• _AVAILABLE RECORDS_
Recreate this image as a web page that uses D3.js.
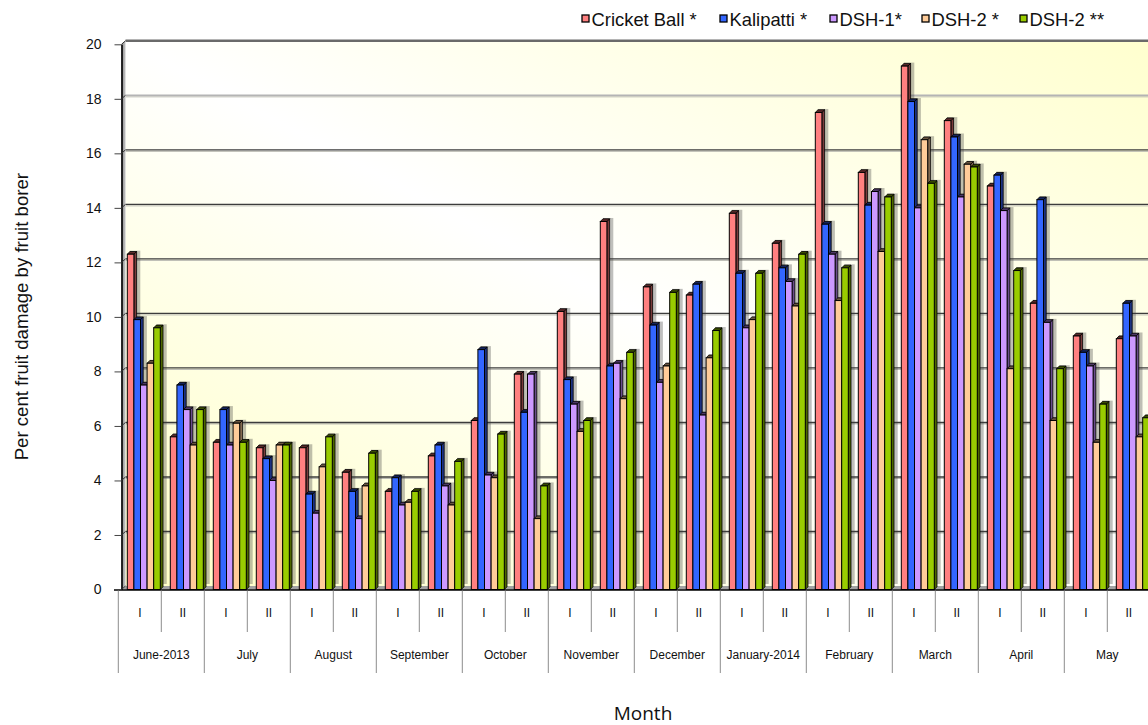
<!DOCTYPE html>
<html><head><meta charset="utf-8">
<script src="https://cdn.jsdelivr.net/npm/d3@7/dist/d3.min.js"></script>
<style>html,body{margin:0;padding:0;background:#fff;} svg{display:block;}</style>
</head><body><svg id="chart" width="1148" height="725"></svg>
<script>
// ---------- data ----------
const months = ["June-2013","July","August","September","October","November","December","January-2014","February","March","April","May"];
const halves = ["I","II"];
const seriesNames = ["Cricket Ball *","Kalipatti *","DSH-1*","DSH-2 *","DSH-2 **"];
const cricketBall = [12.3,5.6,5.4,5.2,5.2,4.3,3.6,4.9,6.2,7.9,10.2,13.5,11.1,10.8,13.8,12.7,17.5,15.3,19.2,17.2,14.8,10.5,9.3,9.2];
const kalipatti   = [9.9,7.5,6.6,4.8,3.5,3.6,4.1,5.3,8.8,6.5,7.7,8.2,9.7,11.2,11.6,11.8,13.4,14.1,17.9,16.6,15.2,14.3,8.7,10.5];
const dsh1        = [7.5,6.6,5.3,4.0,2.8,2.6,3.1,3.8,4.2,7.9,6.8,8.3,7.6,6.4,9.6,11.3,12.3,14.6,14.0,14.4,13.9,9.8,8.2,9.3];
const dsh2a       = [8.3,5.3,6.1,5.3,4.5,3.8,3.2,3.1,4.1,2.6,5.8,7.0,8.2,8.5,9.9,10.4,10.6,12.4,16.5,15.6,8.1,6.2,5.4,5.6];
const dsh2b       = [9.6,6.6,5.4,5.3,5.6,5.0,3.6,4.7,5.7,3.8,6.2,8.7,10.9,9.5,11.6,12.3,11.8,14.4,14.9,15.5,11.7,8.1,6.8,6.3];
const yTickValues = [0,2,4,6,8,10,12,14,16,18,20];
const yTitle = "Per cent fruit damage by fruit borer";
const xTitle = "Month";

// ---------- styles ----------
const frontColors = ["#FF8080","#3366FF","#CC99FF","#FFCC99","#99CC00"];
const sideColors  = ["#7a3b3b","#1c3282","#6a4c8c","#8f7358","#4d6600"];
const topColors   = ["#5a2a2a","#14245e","#4d3766","#6b5640","#394d00"];
const FONT = "'Liberation Sans', Arial, Helvetica, sans-serif";

const seriesValues = [cricketBall, kalipatti, dsh1, dsh2a, dsh2b];
const categories = months.flatMap(m => halves.map(h => m + "|" + h));

const svg = d3.select("#chart");
const defs = svg.append("defs");

// scales
const plotLeft = 118.3, band = 43;
const x0 = d3.scaleBand().domain(categories).range([plotLeft, plotLeft + band * categories.length]).paddingInner(0).paddingOuter(0);
const x1 = d3.scaleBand().domain(seriesNames).range([9, 42]).padding(0);
const y = d3.scaleLinear().domain([0, 20]).range([589.5, 44.3]);

const WX = 4, WY = 3.5;      // wall depth
const D = 2.7;               // bar depth
const axisX = 121.5;
const rightEnd = plotLeft + band * categories.length + 4;

// gradient for back wall
const g1 = defs.append("linearGradient").attr("id","wallGrad")
  .attr("x1","0").attr("y1","1").attr("x2","1").attr("y2","0");
g1.append("stop").attr("offset","0").attr("stop-color","#FFFFC6");
g1.append("stop").attr("offset","0.5").attr("stop-color","#FFFFFF");
g1.append("stop").attr("offset","1").attr("stop-color","#FFFFCE");
const g2 = defs.append("linearGradient").attr("id","sideWall")
  .attr("x1","0").attr("y1","0").attr("x2","1").attr("y2","0");
g2.append("stop").attr("offset","0").attr("stop-color","#8a8a8a");
g2.append("stop").attr("offset","1").attr("stop-color","#c4c4c4");

// back wall
svg.append("rect")
  .attr("x", axisX + WX).attr("y", y(20) - WY)
  .attr("width", rightEnd - axisX - WX).attr("height", y(0) - y(20))
  .attr("fill","url(#wallGrad)");

// gridlines
const grid = svg.append("g");
yTickValues.filter(v => v > 0 && v < 20).forEach(v => {
  const gy = y(v) - WY;
  grid.append("line").attr("x1", axisX + WX).attr("x2", rightEnd)
    .attr("y1", gy + 1.5).attr("y2", gy + 1.5)
    .attr("stroke","#b8b8b0").attr("stroke-width",1);
  grid.append("line").attr("x1", axisX + WX).attr("x2", rightEnd)
    .attr("y1", gy).attr("y2", gy)
    .attr("stroke", v === 18 ? "#b4b4b4" : "#3c3c3c").attr("stroke-width",1.4);
});

// top border of wall
svg.append("line").attr("x1", axisX + WX).attr("x2", rightEnd)
  .attr("y1", y(20) - WY).attr("y2", y(20) - WY)
  .attr("stroke","#6a6a6a").attr("stroke-width",2.4);

// left side wall
svg.append("polygon")
  .attr("points", [[axisX, y(20)], [axisX + WX, y(20) - WY], [axisX + WX, y(0) - WY], [axisX, y(0)]].map(p => p.join(",")).join(" "))
  .attr("fill","url(#sideWall)");

// floor
svg.append("polygon")
  .attr("points", [[axisX, y(0)], [axisX + WX, y(0) - WY], [rightEnd, y(0) - WY], [rightEnd - WX, y(0)]].map(p => p.join(",")).join(" "))
  .attr("fill","#a2a2a2");

// bars
const data = categories.map((c, ci) => ({
  cat: c,
  vals: seriesNames.map((s, si) => ({ s, si, v: seriesValues[si][ci] }))
}));

const shadowG = svg.append("g");
const barG = svg.append("g");

data.forEach(d => {
  d.vals.forEach(b => {
    const xL = x0(d.cat) + x1(b.s);
    const w = x1.bandwidth();
    const yT = y(b.v), yB = y(0);
    shadowG.append("rect")
      .attr("x", xL + 2.5).attr("y", yT - D - 0.8)
      .attr("width", w + D + 1.2).attr("height", yB - yT - 2)
      .attr("fill","rgba(60,60,60,0.33)");
  });
});

data.forEach(d => {
  const gg = barG.append("g");
  d.vals.forEach(b => {
    const xL = x0(d.cat) + x1(b.s);
    const w = x1.bandwidth();
    const yT = y(b.v), yB = y(0);
    // side
    gg.append("polygon")
      .attr("points", [[xL + w, yT], [xL + w + D, yT - D], [xL + w + D, yB - D], [xL + w, yB]].map(p => p.join(",")).join(" "))
      .attr("fill", sideColors[b.si]).attr("stroke","#000").attr("stroke-width",0.8).attr("stroke-linejoin","round");
    // top
    gg.append("polygon")
      .attr("points", [[xL, yT], [xL + D, yT - D], [xL + w + D, yT - D], [xL + w, yT]].map(p => p.join(",")).join(" "))
      .attr("fill", topColors[b.si]).attr("stroke","#000").attr("stroke-width",0.8).attr("stroke-linejoin","round");
    // front
    gg.append("rect")
      .attr("x", xL).attr("y", yT).attr("width", w).attr("height", yB - yT)
      .attr("fill", frontColors[b.si]).attr("stroke","#000").attr("stroke-width",1);
  });
});

// x axis front line
svg.append("line").attr("x1", 114).attr("x2", 1148).attr("y1", y(0) + 0.5).attr("y2", y(0) + 0.5)
  .attr("stroke","#000").attr("stroke-width",1.6);

// y axis
const yAxis = d3.axisLeft(y).tickValues(yTickValues).tickSize(7).tickSizeOuter(0).tickPadding(13);
const ya = svg.append("g").attr("transform", `translate(${axisX},0)`).call(yAxis);
ya.select(".domain").attr("stroke","#000").attr("stroke-width",1.6);
ya.selectAll(".tick line").attr("stroke","#444").attr("stroke-width",1);
ya.selectAll(".tick text").attr("font-family", FONT).attr("font-size", 14).attr("fill","#111");
yTickValues.forEach(v => {
  svg.append("line").attr("x1", axisX).attr("y1", y(v)).attr("x2", axisX + WX).attr("y2", y(v) - WY)
    .attr("stroke","#333").attr("stroke-width",1);
});

// x category labels (two levels)
const xl = svg.append("g");
categories.forEach((c, i) => {
  const [m, h] = c.split("|");
  const xs = x0(c);
  const isMonthStart = h === "I";
  xl.append("line").attr("x1", xs).attr("x2", xs).attr("y1", y(0) + 1)
    .attr("y2", isMonthStart ? 673 : 632).attr("stroke","#8c8c8c").attr("stroke-width",1);
  xl.append("text").attr("x", xs + x0.bandwidth() / 2).attr("y", 617)
    .attr("text-anchor","middle").attr("font-family", FONT).attr("font-size", 12).attr("fill","#111").text(h);
});
months.forEach((m, mi) => {
  const xs = x0(m + "|I");
  xl.append("text").attr("x", xs + x0.bandwidth()).attr("y", 659)
    .attr("text-anchor","middle").attr("font-family", FONT).attr("font-size", 12).attr("fill","#111").text(m);
});
xl.append("line").attr("x1", 1150.3).attr("x2", 1150.3).attr("y1", y(0) + 1).attr("y2", 673).attr("stroke","#8c8c8c");

// titles
svg.append("text").attr("transform", "translate(28,316.7) rotate(-90)")
  .attr("text-anchor","middle").attr("font-family", FONT).attr("font-size", 18.6).attr("fill","#111").text(yTitle);
svg.append("text").attr("x", 643).attr("y", 720).attr("text-anchor","middle")
  .attr("font-family","'Open Sans', 'Noto Sans', sans-serif").attr("font-size", 19).attr("fill","#111").text(xTitle);

// legend
const legendX = [582, 720, 830, 922, 1020];
const lg = svg.append("g");
seriesNames.forEach((s, i) => {
  lg.append("rect").attr("x", legendX[i]).attr("y", 15).attr("width", 7).attr("height", 7)
    .attr("fill", frontColors[i]).attr("stroke","#000").attr("stroke-width",1.3);
  lg.append("text").attr("x", legendX[i] + 9.5).attr("y", 25.5)
    .attr("font-family", FONT).attr("font-size", 18.4).attr("fill","#111").text(s);
});
</script>
</body></html>
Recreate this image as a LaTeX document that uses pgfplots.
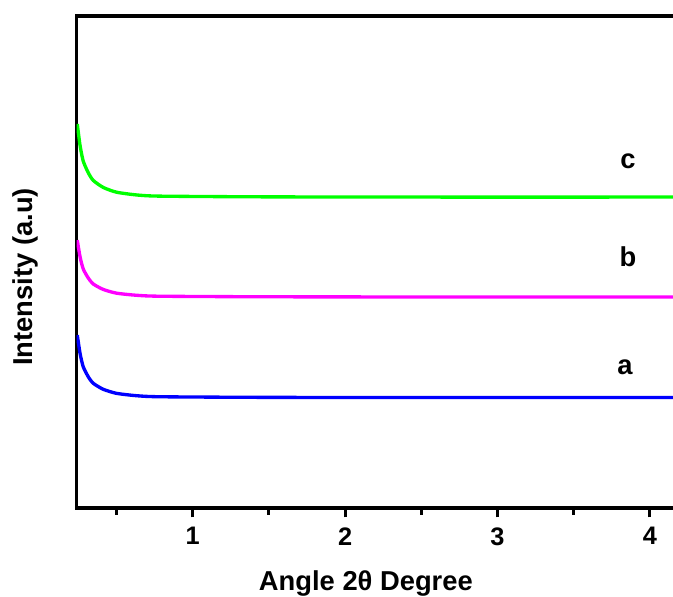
\documentclass[border=0pt]{standalone}
\usepackage{fontspec}
\setmainfont{Liberation Sans}
\usepackage{pgfplots}
\pgfplotsset{compat=1.18}
\definecolor{cblue}{RGB}{0,0,255}
\definecolor{cmag}{RGB}{255,0,255}
\definecolor{cgreen}{RGB}{0,255,0}
\begin{document}
\begin{tikzpicture}
\begin{axis}[
  name=ax,
  scale only axis,
  width=447.2pt, height=369pt,
  xmin=0.239, xmax=4.152, ymin=0, ymax=100,
  axis x line=box, axis y line=left,
  axis line style={-, line width=2.4pt, line cap=rect},
  xtick={1,2,3,4}, minor xtick={0.5,1.5,2.5,3.5},
  xtick pos=bottom, tick align=outside,
  major tick length=7pt, minor tick length=5pt,
  every tick/.style={black, line width=2.2pt},
  ytick=\empty,
  /pgf/number format/assume math mode=true,
  xticklabel style={font=\bfseries\fontsize{19}{22}\selectfont, yshift=-4pt},
  xlabel={Angle 2θ Degree},
  xlabel style={at={(rel axis cs:0.485,0)}, anchor=base, yshift=-61.5pt, font=\bfseries\fontsize{20.5}{24}\selectfont},
  ylabel={Intensity (a.u)},
  ylabel style={at={(rel axis cs:0,0.47)}, anchor=base, yshift=32.8pt, font=\bfseries\fontsize{20.5}{24}\selectfont},
  clip=true,
]
\addplot[cblue, line width=2.5pt, smooth, tension=0.4] coordinates {
(0.243,35.16) (0.261,31.46) (0.282,28.72) (0.315,26.69) (0.348,25.35)
(0.414,24.13) (0.501,23.31) (0.633,22.83) (0.786,22.62) (1.442,22.50)
(2.5,22.46) (4.152,22.46)};
\addplot[cmag, line width=2.5pt, smooth, tension=0.4] coordinates {
(0.243,54.46) (0.261,51.09) (0.282,48.60) (0.315,46.75) (0.348,45.53)
(0.414,44.42) (0.501,43.67) (0.633,43.24) (0.786,43.05) (1.442,42.94)
(2.5,42.9) (4.152,42.9)};
\addplot[cgreen, line width=2.5pt, smooth, tension=0.4] coordinates {
(0.243,78.06) (0.261,73.73) (0.282,70.52) (0.315,68.15) (0.348,66.58)
(0.414,65.15) (0.501,64.19) (0.633,63.63) (0.786,63.39) (1.442,63.25)
(2.5,63.2) (4.152,63.2)};
\node[font=\bfseries\fontsize{20.5}{24}\selectfont] at (axis cs:3.856,70.5) {c};
\node[font=\bfseries\fontsize{20.5}{24}\selectfont] at (axis cs:3.856,51.0) {b};
\node[font=\bfseries\fontsize{20.5}{24}\selectfont] at (axis cs:3.837,28.7) {a};
\end{axis}
\pgfresetboundingbox
\path ([shift={(-57.5pt,-66pt)}]ax.south west) rectangle ([shift={(0pt,12pt)}]ax.north east);
\end{tikzpicture}
\end{document}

• _THE REQUEST_
Pull every line containing "uses" out of the data above.

• _ANSWER TO THE EXERCISE_
Recreate this image as a web page that uses D3.js.
Recreate this image as a LaTeX document that uses pgfplots.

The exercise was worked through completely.